In our 2017 book Demons and Dragons: The New Geopolitics of Terror William Hopkinson and I warned the West to collectively apply the Hippocratic Oath to the Middle East and do no harm. We warned that the war in Syria was potentially just a curtain-raiser to a wider and even more deadly general Middle Eastern war and which had the potential to spread even further.  At first glance, President Trump’s withdrawal from the Accord and his seemingly unequivocal support for Tel Aviv could make Israel more secure.  However, such support has never been in doubt. In fact, the Accord has been one of the few oases of collaboration in a Middle Eastern desert of tension.  And, in spite of Grand Ayatollah Khamenei’s profound reservations about the Accord President Rouhani managed to get it past the hard-liners in Iran.

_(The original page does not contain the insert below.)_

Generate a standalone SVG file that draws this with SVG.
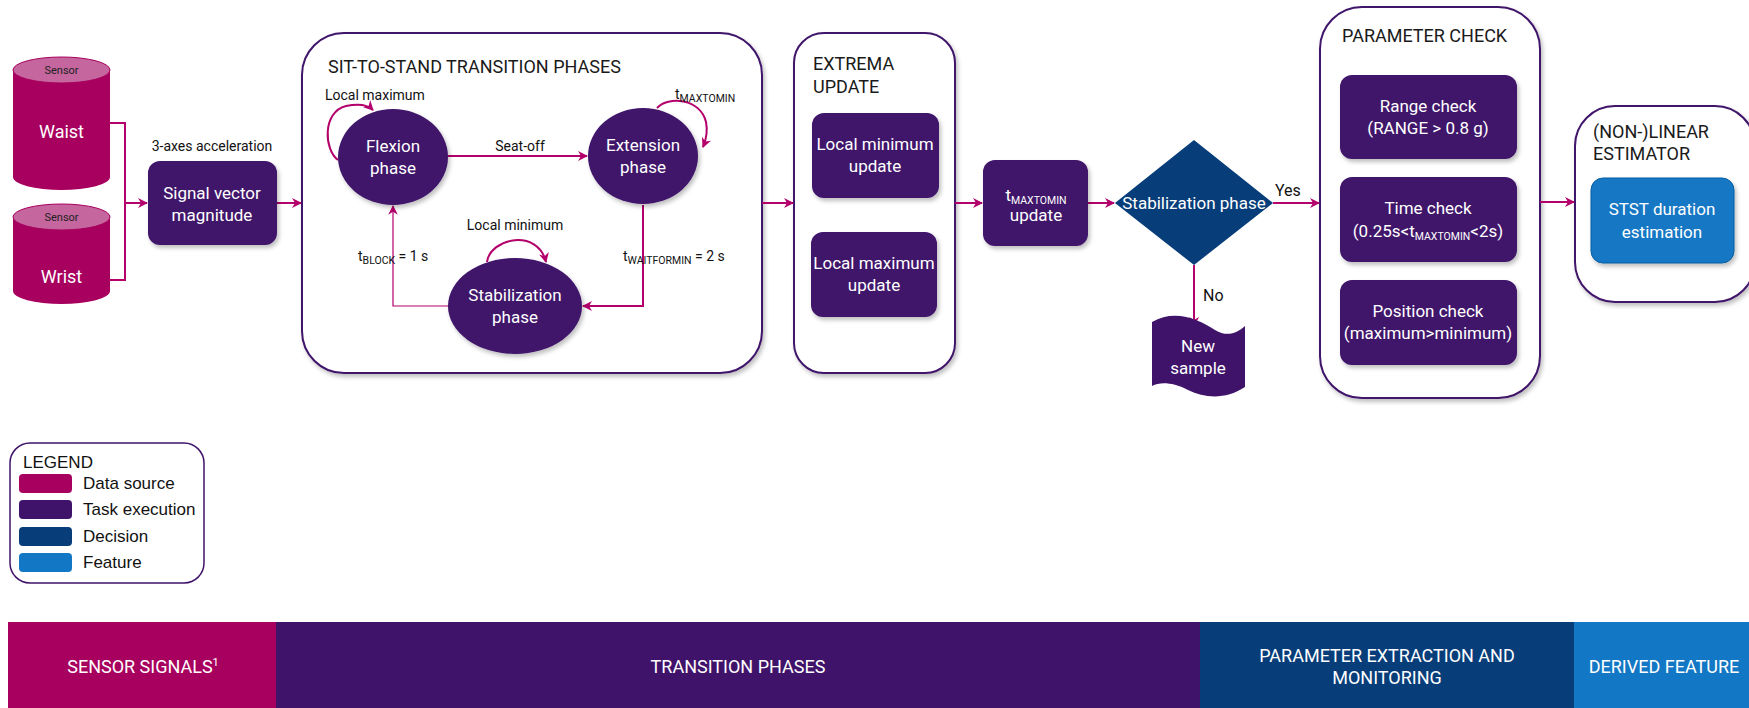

The Accord had another politico-strategic purpose – to prevent the emergence of blocs. European leaders Macron, May and Merkel clearly understood that one purpose of the Accord was to prevent the Middle East further splitting into something akin to pre-World War One Europe with Israel and the US on one side (plus the tacit and not so tacit support of Egypt, Saudi Arabia, and the Gulf states) and Iran and quite possibly Russia on the other. In that sense, even by its existence, the Accord prevented the further polarisation of powers in the region and Great Powers beyond.

A Trump Doctrine?

There is a wider problem with President Trump’s decision.  There is a necessary place for coercion in international relations, something to which Hobbes and Thucydides would attest. However, the conduct of international relations is rarely the business of decisive breakthroughs and grand gestures, particularly in the Middle East.  Indeed, there is no place on the planet where the phrase ‘on balance’ must be applied more rigorously. And yet, President Trump does not do ‘on balance’ and if there is an emerging Trump Doctrine it seems to be one that pre-supposes that, with the exception of Israel, the whole world is trying to screw America, even long-time allies. If you want proof of that listen to yesterday’s diatribe about the new embassy in London.  It may be that President Trump secures what appear to be spectacular short-term ‘triumphs’. He may indeed come back from his meeting with North Korea’s Kim Jong-un with a piece of paper saying ‘denuclearisation in our time’. And, Iran may even quietly accept, at least to a point, that the Accord must be adjusted to prevent its dire economy completely tanking if sanctions are re-imposed a fortnight from now.  Then again, it might not. One thing is clear: the Accord will not survive the withdrawal of America, whatever the Europeans say.

Do no (more) harm, Mr President

US foreign and security policy is increasingly beginning to look like a reflection of President Trump’s complex mix of prejudices, self-generated beliefs and gut instincts about the rest of us.  If that continues not only will a general war in the Middle East become alarmingly more likely, America will lose friends, even close ones. That would be a tragedy for America because it needs friends to ‘make America great again’.  It would also be a tragedy for the rest of us who believe in the United States of America, the transatlantic relationship it leads and the chance Washington has to cast itself as the hard core of a new global West that is more idea than a place.

As the great Thucydides once wrote, “wars spring from unseen and generally insignificant causes, the first outbreak being often but an explosion of anger”. For the sake of Israel and the people of the wider Middle East do no (more) harm, Mr President! Has President Trump made war between Iran and Israel more likely? He certainly has not made it less likely.